Output every line below exactly.

####

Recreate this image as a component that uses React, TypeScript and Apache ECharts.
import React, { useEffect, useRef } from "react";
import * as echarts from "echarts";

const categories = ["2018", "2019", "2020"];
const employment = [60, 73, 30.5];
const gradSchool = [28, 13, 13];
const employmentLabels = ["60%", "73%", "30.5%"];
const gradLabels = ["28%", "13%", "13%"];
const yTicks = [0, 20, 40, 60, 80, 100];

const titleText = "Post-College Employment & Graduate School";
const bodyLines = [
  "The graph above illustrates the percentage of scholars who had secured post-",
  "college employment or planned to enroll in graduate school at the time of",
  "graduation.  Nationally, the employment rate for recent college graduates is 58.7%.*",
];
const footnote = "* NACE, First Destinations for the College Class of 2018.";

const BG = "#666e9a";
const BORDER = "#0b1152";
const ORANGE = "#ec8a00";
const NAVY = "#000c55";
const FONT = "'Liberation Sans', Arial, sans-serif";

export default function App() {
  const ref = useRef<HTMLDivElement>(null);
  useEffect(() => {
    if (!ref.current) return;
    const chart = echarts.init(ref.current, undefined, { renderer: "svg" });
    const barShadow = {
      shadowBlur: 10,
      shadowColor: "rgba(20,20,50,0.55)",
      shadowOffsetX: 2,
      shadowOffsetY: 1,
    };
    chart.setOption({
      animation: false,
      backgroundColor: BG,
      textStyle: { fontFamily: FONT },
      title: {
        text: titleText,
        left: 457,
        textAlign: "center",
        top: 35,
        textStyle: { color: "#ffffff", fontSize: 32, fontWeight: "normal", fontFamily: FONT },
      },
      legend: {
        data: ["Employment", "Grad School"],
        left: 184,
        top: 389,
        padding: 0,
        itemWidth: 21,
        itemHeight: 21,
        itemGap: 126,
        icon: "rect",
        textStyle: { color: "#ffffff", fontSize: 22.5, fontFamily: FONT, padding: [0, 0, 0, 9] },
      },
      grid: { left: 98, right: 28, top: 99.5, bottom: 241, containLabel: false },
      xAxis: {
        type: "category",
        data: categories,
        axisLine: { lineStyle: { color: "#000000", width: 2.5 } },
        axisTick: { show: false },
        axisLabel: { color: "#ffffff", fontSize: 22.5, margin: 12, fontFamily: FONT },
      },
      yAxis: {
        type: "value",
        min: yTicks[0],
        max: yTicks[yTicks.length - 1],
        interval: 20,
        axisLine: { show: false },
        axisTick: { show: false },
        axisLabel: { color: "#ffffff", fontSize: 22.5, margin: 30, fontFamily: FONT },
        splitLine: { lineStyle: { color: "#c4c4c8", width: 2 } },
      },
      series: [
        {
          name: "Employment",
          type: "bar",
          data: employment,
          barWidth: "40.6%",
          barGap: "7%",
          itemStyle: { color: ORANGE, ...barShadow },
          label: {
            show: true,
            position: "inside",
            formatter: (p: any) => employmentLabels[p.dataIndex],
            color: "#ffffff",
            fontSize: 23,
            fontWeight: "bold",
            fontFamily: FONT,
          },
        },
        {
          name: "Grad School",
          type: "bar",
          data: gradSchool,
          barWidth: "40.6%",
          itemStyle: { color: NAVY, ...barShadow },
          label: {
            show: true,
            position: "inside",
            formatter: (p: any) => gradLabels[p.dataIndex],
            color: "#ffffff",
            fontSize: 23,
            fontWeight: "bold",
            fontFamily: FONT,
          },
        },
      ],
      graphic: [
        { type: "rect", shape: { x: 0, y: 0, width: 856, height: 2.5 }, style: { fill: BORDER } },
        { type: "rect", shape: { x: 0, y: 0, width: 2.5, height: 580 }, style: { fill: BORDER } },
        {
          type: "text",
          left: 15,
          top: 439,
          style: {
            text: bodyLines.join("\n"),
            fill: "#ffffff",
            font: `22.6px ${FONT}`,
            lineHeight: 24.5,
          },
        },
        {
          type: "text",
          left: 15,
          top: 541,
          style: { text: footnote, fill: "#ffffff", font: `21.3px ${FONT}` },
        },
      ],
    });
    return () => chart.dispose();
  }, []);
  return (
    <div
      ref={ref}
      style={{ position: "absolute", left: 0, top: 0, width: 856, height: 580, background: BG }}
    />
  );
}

####

WRITTEN RESPONSE ->
Recreate this image as a component that uses React, TypeScript and Apache ECharts.
import React, { useEffect, useRef } from "react";
import * as echarts from "echarts";

const categories = ["2018", "2019", "2020"];
const employment = [60, 73, 30.5];
const gradSchool = [28, 13, 13];
const employmentLabels = ["60%", "73%", "30.5%"];
const gradLabels = ["28%", "13%", "13%"];
const yTicks = [0, 20, 40, 60, 80, 100];

const titleText = "Post-College Employment & Graduate School";
const bodyLines = [
  "The graph above illustrates the percentage of scholars who had secured post-",
  "college employment or planned to enroll in graduate school at the time of",
  "graduation.  Nationally, the employment rate for recent college graduates is 58.7%.*",
];
const footnote = "* NACE, First Destinations for the College Class of 2018.";

const BG = "#666e9a";
const BORDER = "#0b1152";
const ORANGE = "#ec8a00";
const NAVY = "#000c55";
const FONT = "'Liberation Sans', Arial, sans-serif";

export default function App() {
  const ref = useRef<HTMLDivElement>(null);
  useEffect(() => {
    if (!ref.current) return;
    const chart = echarts.init(ref.current, undefined, { renderer: "svg" });
    const barShadow = {
      shadowBlur: 10,
      shadowColor: "rgba(20,20,50,0.55)",
      shadowOffsetX: 2,
      shadowOffsetY: 1,
    };
    chart.setOption({
      animation: false,
      backgroundColor: BG,
      textStyle: { fontFamily: FONT },
      title: {
        text: titleText,
        left: 457,
        textAlign: "center",
        top: 35,
        textStyle: { color: "#ffffff", fontSize: 32, fontWeight: "normal", fontFamily: FONT },
      },
      legend: {
        data: ["Employment", "Grad School"],
        left: 184,
        top: 389,
        padding: 0,
        itemWidth: 21,
        itemHeight: 21,
        itemGap: 126,
        icon: "rect",
        textStyle: { color: "#ffffff", fontSize: 22.5, fontFamily: FONT, padding: [0, 0, 0, 9] },
      },
      grid: { left: 98, right: 28, top: 99.5, bottom: 241, containLabel: false },
      xAxis: {
        type: "category",
        data: categories,
        axisLine: { lineStyle: { color: "#000000", width: 2.5 } },
        axisTick: { show: false },
        axisLabel: { color: "#ffffff", fontSize: 22.5, margin: 12, fontFamily: FONT },
      },
      yAxis: {
        type: "value",
        min: yTicks[0],
        max: yTicks[yTicks.length - 1],
        interval: 20,
        axisLine: { show: false },
        axisTick: { show: false },
        axisLabel: { color: "#ffffff", fontSize: 22.5, margin: 30, fontFamily: FONT },
        splitLine: { lineStyle: { color: "#c4c4c8", width: 2 } },
      },
      series: [
        {
          name: "Employment",
          type: "bar",
          data: employment,
          barWidth: "40.6%",
          barGap: "7%",
          itemStyle: { color: ORANGE, ...barShadow },
          label: {
            show: true,
            position: "inside",
            formatter: (p: any) => employmentLabels[p.dataIndex],
            color: "#ffffff",
            fontSize: 23,
            fontWeight: "bold",
            fontFamily: FONT,
          },
        },
        {
          name: "Grad School",
          type: "bar",
          data: gradSchool,
          barWidth: "40.6%",
          itemStyle: { color: NAVY, ...barShadow },
          label: {
            show: true,
            position: "inside",
            formatter: (p: any) => gradLabels[p.dataIndex],
            color: "#ffffff",
            fontSize: 23,
            fontWeight: "bold",
            fontFamily: FONT,
          },
        },
      ],
      graphic: [
        { type: "rect", shape: { x: 0, y: 0, width: 856, height: 2.5 }, style: { fill: BORDER } },
        { type: "rect", shape: { x: 0, y: 0, width: 2.5, height: 580 }, style: { fill: BORDER } },
        {
          type: "text",
          left: 15,
          top: 439,
          style: {
            text: bodyLines.join("\n"),
            fill: "#ffffff",
            font: `22.6px ${FONT}`,
            lineHeight: 24.5,
          },
        },
        {
          type: "text",
          left: 15,
          top: 541,
          style: { text: footnote, fill: "#ffffff", font: `21.3px ${FONT}` },
        },
      ],
    });
    return () => chart.dispose();
  }, []);
  return (
    <div
      ref={ref}
      style={{ position: "absolute", left: 0, top: 0, width: 856, height: 580, background: BG }}
    />
  );
}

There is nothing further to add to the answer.